Drug queen convicted again

2009-11-03 00:00

DRUG queen Ramjini Chetty — who is already serving 24 years behind bars for running a drug syndicate — and her son, Bradwyn Ricardo Sewduth, pleaded guilty yesterday to further charges of dealing in cocaine, and admitted having sold R17 200 worth of the drug to a police trap in 2007.

But in terms of a plea agreement reached with the state, Chetty was sentenced to 14 years’imprisonment, while Sewduth was given a wholly suspended sentence of eight years’ imprisonment and ordered to pay R20 000 into the Criminal Assets Recovery account.

The 14-year sentence imposed on Chetty was ordered to run concurrently with the sentence she is currently serving.

Regional magistrate Chris van Vuuren warned Sewduth that he must not think he is “walking out of court as a free man”.

“You have a suspended sentence hanging over you, and if you transgress in any way in the next five years you will end up in jail.”

He said that if Sewduth carried on dealing in drugs he would end up having the suspended sentence put into operation, and would face an additional sentence for whatever offence he was found guilty of.

Van Vuuren told Sewduth he is lucky not to be going to jail, as only the fact that a plea bargain was reached saved him from a prison sentence.

His advocate, Fanie Slabbert, said Chetty has admitted that she influenced her son into committing the crimes and is prepared to take full responsibility for the offences.

Van Vuuren told Chetty and Sewduth they are “weak” people who prey on the addiction of their victims.

“The motive for these crimes is purely money and greed. You prey on the weak and this shows what sort of people you are. You yourselves are weak,” he said.

In a statement handed to court, Chetty and Sewduth admitted having conspired with each other to deal in cocaine, and that on 12 occasions between August 21 and October 5, 2007, they sold cocaine to Troy Moegsien Ismail, who was a reservist constable in the SAPS at Newlands East.

Unbeknown to the accused, Ismail was employed by the Directorate of Special Operations in KZN to act as a trap to buy the cocaine at 19 Queen Street using marked money and/or pre-arranged amounts given to him.
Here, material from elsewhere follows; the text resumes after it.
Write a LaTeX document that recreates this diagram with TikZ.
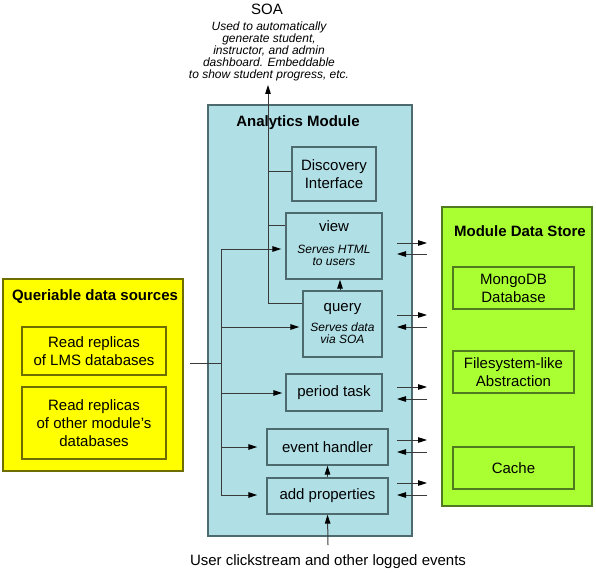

In total, they admitted they had sold approximately 33 grams to the value of R17 200 to Ismail.

In July, Chetty was sentenced to 24 years’ imprisonment for heading a drug syndicate operating from her two former homes in Queen Street; her main cocaine supplier, Joyce Komane, was jailed for 18 years; and two drug runners, Surychand Maharaj and Bongi Dlamini, were each sentenced to an effective 12 years’ jail.

The court at that time described drug dealing as a “morally repugnant business” and said the perpetrators are aware of the pain and suffering they cause others.